The beasts are those animals which we call wild beasts. The cattle refer to animals we now refer to as domesticated and herbivorous. The creeping things refer to all the reptiles. The Hebrew word used is “remes” and most definitely refers to reptiles. In Genesis 6:20 God again made the distinction between other animals and reptiles, that is, “remes,” translated “creeping thing” in the King James Bible. In Genesis 7:14 we again find a clear distinction in the animal kingdom:
“They [Noah and his household], and every beast after his kind, and all the cattle after their kind, and every creeping thing that creepeth upon the earth after his kind [remes], and every fowl after his kind.”
In verse 23 we find this statement:
“And every living substance was destroyed which was upon the face of the ground, both man, and cattle, and the creeping things, and the fowl of the heaven.”
A clear distinction between man, cattle, birds and reptiles that is, “remes” who “creep” or “move” on the ground. With this firmly fixed in our minds, let us return to Genesis 9:2-3 where we read:
“And the fear of you and the dread of you shall be upon every beast of the earth, and upon every fowl of the air, upon all that moveth upon the earth, and upon all the fishes of the sea; into your hand are they delivered. Every moving thing that liveth shall be meat for you; even as the green herb have I given you all things.”

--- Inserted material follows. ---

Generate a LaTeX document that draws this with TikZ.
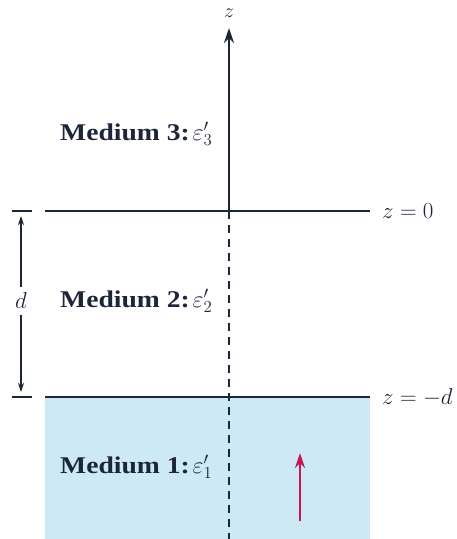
\RequirePackage{fix-cm}
\documentclass[tikz,border=0pt]{standalone}
\usepackage{fontspec}
\setmainfont{Liberation Serif}
\usetikzlibrary{arrows.meta}
\definecolor{ink}{RGB}{28,38,58}
\definecolor{med}{RGB}{206,233,246}
\definecolor{wave}{RGB}{200,20,80}
\newcommand{\medlabel}[2]{\scalebox{1.15}[1]{\bfseries Medium #1:}\kern3pt$\varepsilon'_{#2}$}
\begin{document}
\begin{tikzpicture}[x=1pt,y=-1pt,
  ink/.style={draw=ink,line width=1.8pt},
  lbl/.style={text=ink,font=\fontsize{24}{28}\selectfont,inner sep=0pt},
  mth/.style={text=ink,font=\fontsize{23}{26}\selectfont,inner sep=0pt},
  dimarrow/.style={draw=ink,line width=1.2pt,-{Stealth[length=9pt,width=6pt]}},
  tip/.style={-{Stealth[length=15pt,width=10pt]}}]
\useasboundingbox (0,0) rectangle (456,539);
% medium 1 fill
\fill[med] (45,397) rectangle (370,539);
% interfaces
\coordinate (l0) at (45,211);
\coordinate (r0) at (370,211);
\coordinate (l1) at (45,397);
\coordinate (r1) at (370,397);
\draw[ink] (l0) -- (r0);
\draw[ink] (l1) -- (r1);
\node[mth,anchor=west] (z0) at (382,211) {$z = 0$};
\node[mth,anchor=west] (zd) at (382,397) {$z = -d$};
% z axis
\coordinate (ax0) at (229,211);
\coordinate (axtop) at (229,28);
\coordinate (axbot) at (229,539);
\draw[ink,tip] (ax0) -- (axtop);
\draw[ink,dash pattern=on 8pt off 6pt] (ax0) -- (axbot);
\node[mth,font=\fontsize{20}{24}\selectfont] (zl) at (229,13) {$z$};
% dimension d
\coordinate (t0a) at (12,211); \coordinate (t0b) at (32,211);
\coordinate (t1a) at (12,397); \coordinate (t1b) at (32,397);
\draw[ink,line width=1.5pt] (t0a) -- (t0b);
\draw[ink,line width=1.5pt] (t1a) -- (t1b);
\node[mth] (d) at (21,301) {$d$};
\draw[dimarrow] (d.north) ++(0,-6) -- (21,216);
\draw[dimarrow] (d.south) ++(0,6) -- (21,392);
% labels
\node[lbl,anchor=west] (m3) at (60,134) {\medlabel{3}{3}};
\node[lbl,anchor=west] (m2) at (60,301) {\medlabel{2}{2}};
\node[lbl,anchor=west] (m1) at (60,467) {\medlabel{1}{1}};
% red arrow
\coordinate (ra) at (300,521);
\coordinate (rb) at (300,453);
\draw[draw=wave,line width=2.6pt,tip] (ra) -- (rb);
\end{tikzpicture}
\end{document}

The first thing we must note in this text is the fact that there is a distinction between the fishes of the sea, the birds of the air, the beasts of the Earth and the one who “moveth upon the earth.” The King James translators have used the words “moveth” in this case instead of “creepeth” as they have done in other passages. It means one and the same: “to glide or crawl” and is used in reference to reptiles. Cattle, sheep, goats, chickens, etc., are not reptiles and therefore they were not included in “all that moveth upon the earth” of which God spoke to Noah. God spoke to Noah only about “remes” that is, reptiles who crawl or creep upon the ground and who lay eggs in order to reproduce. It is as simple as that.